[Charts and diagrams as code]
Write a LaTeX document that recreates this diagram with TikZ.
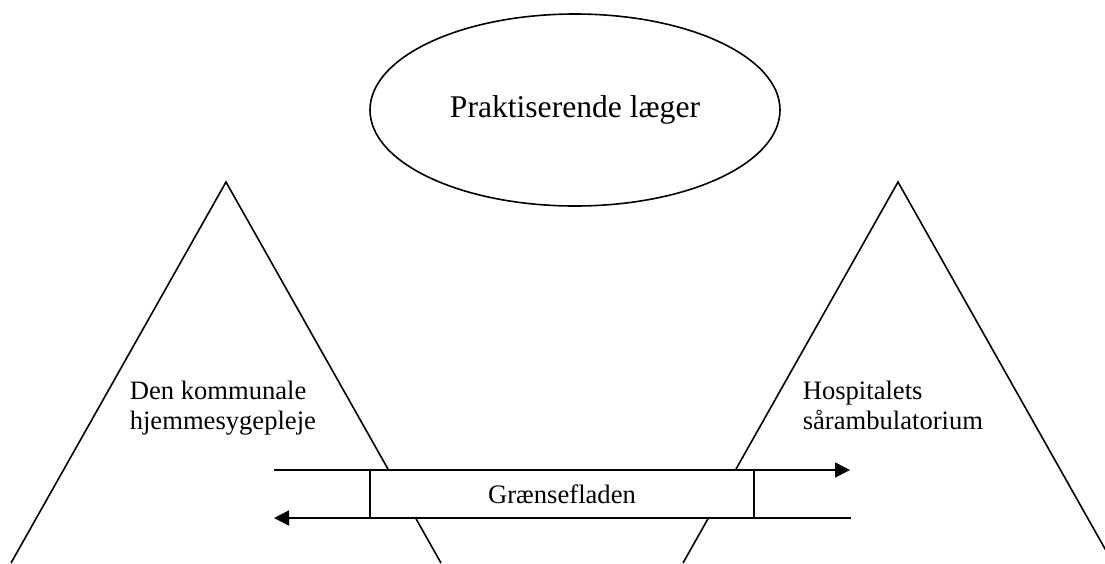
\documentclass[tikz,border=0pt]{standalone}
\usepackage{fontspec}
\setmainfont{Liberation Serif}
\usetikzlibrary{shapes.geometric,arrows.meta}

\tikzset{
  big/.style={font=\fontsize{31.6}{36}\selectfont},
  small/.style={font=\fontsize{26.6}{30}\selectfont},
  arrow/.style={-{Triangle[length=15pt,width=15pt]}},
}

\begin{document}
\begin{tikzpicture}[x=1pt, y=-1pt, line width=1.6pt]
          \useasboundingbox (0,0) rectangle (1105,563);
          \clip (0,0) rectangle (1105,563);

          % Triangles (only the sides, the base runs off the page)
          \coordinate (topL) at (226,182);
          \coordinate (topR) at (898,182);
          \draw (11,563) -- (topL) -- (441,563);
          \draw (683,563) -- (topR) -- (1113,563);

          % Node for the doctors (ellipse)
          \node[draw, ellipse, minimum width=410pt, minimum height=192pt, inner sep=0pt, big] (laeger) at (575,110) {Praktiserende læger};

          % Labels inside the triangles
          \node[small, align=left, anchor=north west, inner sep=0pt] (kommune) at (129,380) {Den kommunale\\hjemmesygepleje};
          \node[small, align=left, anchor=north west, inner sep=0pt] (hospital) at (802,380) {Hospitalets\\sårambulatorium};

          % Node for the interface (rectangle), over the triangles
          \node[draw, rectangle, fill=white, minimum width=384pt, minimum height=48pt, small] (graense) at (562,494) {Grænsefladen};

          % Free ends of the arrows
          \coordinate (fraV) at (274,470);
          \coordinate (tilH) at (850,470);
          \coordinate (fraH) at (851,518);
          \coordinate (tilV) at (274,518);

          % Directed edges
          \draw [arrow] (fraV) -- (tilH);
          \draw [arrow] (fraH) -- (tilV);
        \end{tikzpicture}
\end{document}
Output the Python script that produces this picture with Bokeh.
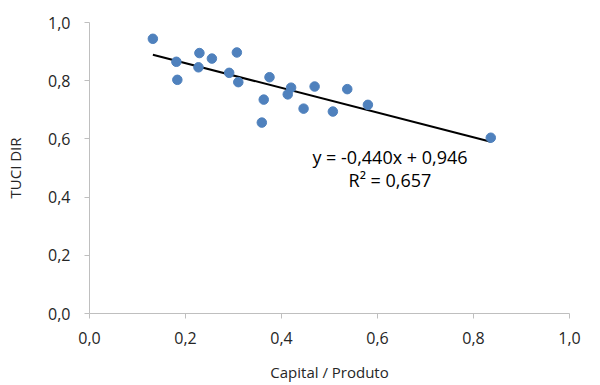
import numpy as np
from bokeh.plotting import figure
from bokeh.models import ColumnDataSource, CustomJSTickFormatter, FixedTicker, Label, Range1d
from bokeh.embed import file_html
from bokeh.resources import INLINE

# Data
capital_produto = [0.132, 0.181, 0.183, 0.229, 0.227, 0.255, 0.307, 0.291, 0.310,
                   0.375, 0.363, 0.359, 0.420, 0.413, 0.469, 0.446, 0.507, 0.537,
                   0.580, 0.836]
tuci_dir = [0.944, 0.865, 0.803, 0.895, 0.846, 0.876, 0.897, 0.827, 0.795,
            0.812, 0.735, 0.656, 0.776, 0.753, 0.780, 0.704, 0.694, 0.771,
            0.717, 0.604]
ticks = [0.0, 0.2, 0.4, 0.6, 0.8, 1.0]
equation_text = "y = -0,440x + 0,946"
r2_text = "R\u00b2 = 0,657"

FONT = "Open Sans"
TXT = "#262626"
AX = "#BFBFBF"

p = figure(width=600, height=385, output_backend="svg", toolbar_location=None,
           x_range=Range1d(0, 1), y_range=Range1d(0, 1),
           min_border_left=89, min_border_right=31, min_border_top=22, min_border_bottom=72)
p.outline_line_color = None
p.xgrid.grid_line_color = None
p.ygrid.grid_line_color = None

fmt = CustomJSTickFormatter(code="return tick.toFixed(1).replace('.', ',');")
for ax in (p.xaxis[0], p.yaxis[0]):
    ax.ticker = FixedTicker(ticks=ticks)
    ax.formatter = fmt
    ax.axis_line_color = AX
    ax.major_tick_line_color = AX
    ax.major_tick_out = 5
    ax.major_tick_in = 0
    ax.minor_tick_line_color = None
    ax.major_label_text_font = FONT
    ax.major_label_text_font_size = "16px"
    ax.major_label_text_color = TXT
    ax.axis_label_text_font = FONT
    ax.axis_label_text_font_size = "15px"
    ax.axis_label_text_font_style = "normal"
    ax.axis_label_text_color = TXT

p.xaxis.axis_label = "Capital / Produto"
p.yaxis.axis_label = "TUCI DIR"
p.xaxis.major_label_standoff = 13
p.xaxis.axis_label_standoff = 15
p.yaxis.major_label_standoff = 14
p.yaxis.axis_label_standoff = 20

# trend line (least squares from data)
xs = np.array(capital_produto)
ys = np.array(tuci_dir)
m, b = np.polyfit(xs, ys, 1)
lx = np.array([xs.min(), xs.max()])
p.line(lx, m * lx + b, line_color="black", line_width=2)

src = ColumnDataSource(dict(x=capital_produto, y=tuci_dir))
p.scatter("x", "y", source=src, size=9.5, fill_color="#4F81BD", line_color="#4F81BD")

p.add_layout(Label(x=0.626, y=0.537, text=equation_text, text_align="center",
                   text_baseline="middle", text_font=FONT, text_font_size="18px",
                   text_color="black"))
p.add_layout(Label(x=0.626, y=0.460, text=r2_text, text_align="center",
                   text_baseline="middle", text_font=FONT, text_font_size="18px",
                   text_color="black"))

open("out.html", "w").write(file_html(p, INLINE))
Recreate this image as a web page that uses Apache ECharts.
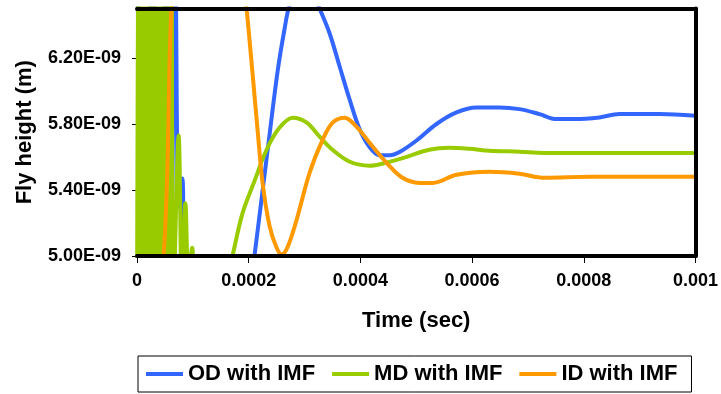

◆ **WORK REQUIRED**: Copy out the entries verbatim and leave the images out.

◆ **ANSWER TO THIS EXERCISE**:
Write a LaTeX document that recreates this diagram with TikZ.
\documentclass[tikz,border=0pt]{standalone}
\usepackage{fontspec}
\setmainfont{Liberation Serif}
\usetikzlibrary{shapes.geometric,arrows.meta}

\tikzset{
  big/.style={font=\fontsize{31.6}{36}\selectfont},
  small/.style={font=\fontsize{26.6}{30}\selectfont},
  arrow/.style={-{Triangle[length=15pt,width=15pt]}},
}

\begin{document}
\begin{tikzpicture}[x=1pt, y=-1pt, line width=1.6pt]
          \useasboundingbox (0,0) rectangle (1105,563);
          \clip (0,0) rectangle (1105,563);

          % Triangles (only the sides, the base runs off the page)
          \coordinate (topL) at (226,182);
          \coordinate (topR) at (898,182);
          \draw (11,563) -- (topL) -- (441,563);
          \draw (683,563) -- (topR) -- (1113,563);

          % Node for the doctors (ellipse)
          \node[draw, ellipse, minimum width=410pt, minimum height=192pt, inner sep=0pt, big] (laeger) at (575,110) {Praktiserende læger};

          % Labels inside the triangles
          \node[small, align=left, anchor=north west, inner sep=0pt] (kommune) at (129,380) {Den kommunale\\hjemmesygepleje};
          \node[small, align=left, anchor=north west, inner sep=0pt] (hospital) at (802,380) {Hospitalets\\sårambulatorium};

          % Node for the interface (rectangle), over the triangles
          \node[draw, rectangle, fill=white, minimum width=384pt, minimum height=48pt, small] (graense) at (562,494) {Grænsefladen};

          % Free ends of the arrows
          \coordinate (fraV) at (274,470);
          \coordinate (tilH) at (850,470);
          \coordinate (fraH) at (851,518);
          \coordinate (tilV) at (274,518);

          % Directed edges
          \draw [arrow] (fraV) -- (tilH);
          \draw [arrow] (fraH) -- (tilV);
        \end{tikzpicture}
\end{document}
Output the Python script that produces this picture with Bokeh.
import numpy as np
from bokeh.plotting import figure
from bokeh.models import ColumnDataSource, CustomJSTickFormatter, FixedTicker, Label, Range1d
from bokeh.embed import file_html
from bokeh.resources import INLINE

# Data
capital_produto = [0.132, 0.181, 0.183, 0.229, 0.227, 0.255, 0.307, 0.291, 0.310,
                   0.375, 0.363, 0.359, 0.420, 0.413, 0.469, 0.446, 0.507, 0.537,
                   0.580, 0.836]
tuci_dir = [0.944, 0.865, 0.803, 0.895, 0.846, 0.876, 0.897, 0.827, 0.795,
            0.812, 0.735, 0.656, 0.776, 0.753, 0.780, 0.704, 0.694, 0.771,
            0.717, 0.604]
ticks = [0.0, 0.2, 0.4, 0.6, 0.8, 1.0]
equation_text = "y = -0,440x + 0,946"
r2_text = "R\u00b2 = 0,657"

FONT = "Open Sans"
TXT = "#262626"
AX = "#BFBFBF"

p = figure(width=600, height=385, output_backend="svg", toolbar_location=None,
           x_range=Range1d(0, 1), y_range=Range1d(0, 1),
           min_border_left=89, min_border_right=31, min_border_top=22, min_border_bottom=72)
p.outline_line_color = None
p.xgrid.grid_line_color = None
p.ygrid.grid_line_color = None

fmt = CustomJSTickFormatter(code="return tick.toFixed(1).replace('.', ',');")
for ax in (p.xaxis[0], p.yaxis[0]):
    ax.ticker = FixedTicker(ticks=ticks)
    ax.formatter = fmt
    ax.axis_line_color = AX
    ax.major_tick_line_color = AX
    ax.major_tick_out = 5
    ax.major_tick_in = 0
    ax.minor_tick_line_color = None
    ax.major_label_text_font = FONT
    ax.major_label_text_font_size = "16px"
    ax.major_label_text_color = TXT
    ax.axis_label_text_font = FONT
    ax.axis_label_text_font_size = "15px"
    ax.axis_label_text_font_style = "normal"
    ax.axis_label_text_color = TXT

p.xaxis.axis_label = "Capital / Produto"
p.yaxis.axis_label = "TUCI DIR"
p.xaxis.major_label_standoff = 13
p.xaxis.axis_label_standoff = 15
p.yaxis.major_label_standoff = 14
p.yaxis.axis_label_standoff = 20

# trend line (least squares from data)
xs = np.array(capital_produto)
ys = np.array(tuci_dir)
m, b = np.polyfit(xs, ys, 1)
lx = np.array([xs.min(), xs.max()])
p.line(lx, m * lx + b, line_color="black", line_width=2)

src = ColumnDataSource(dict(x=capital_produto, y=tuci_dir))
p.scatter("x", "y", source=src, size=9.5, fill_color="#4F81BD", line_color="#4F81BD")

p.add_layout(Label(x=0.626, y=0.537, text=equation_text, text_align="center",
                   text_baseline="middle", text_font=FONT, text_font_size="18px",
                   text_color="black"))
p.add_layout(Label(x=0.626, y=0.460, text=r2_text, text_align="center",
                   text_baseline="middle", text_font=FONT, text_font_size="18px",
                   text_color="black"))

open("out.html", "w").write(file_html(p, INLINE))
Recreate this image as a web page that uses Apache ECharts.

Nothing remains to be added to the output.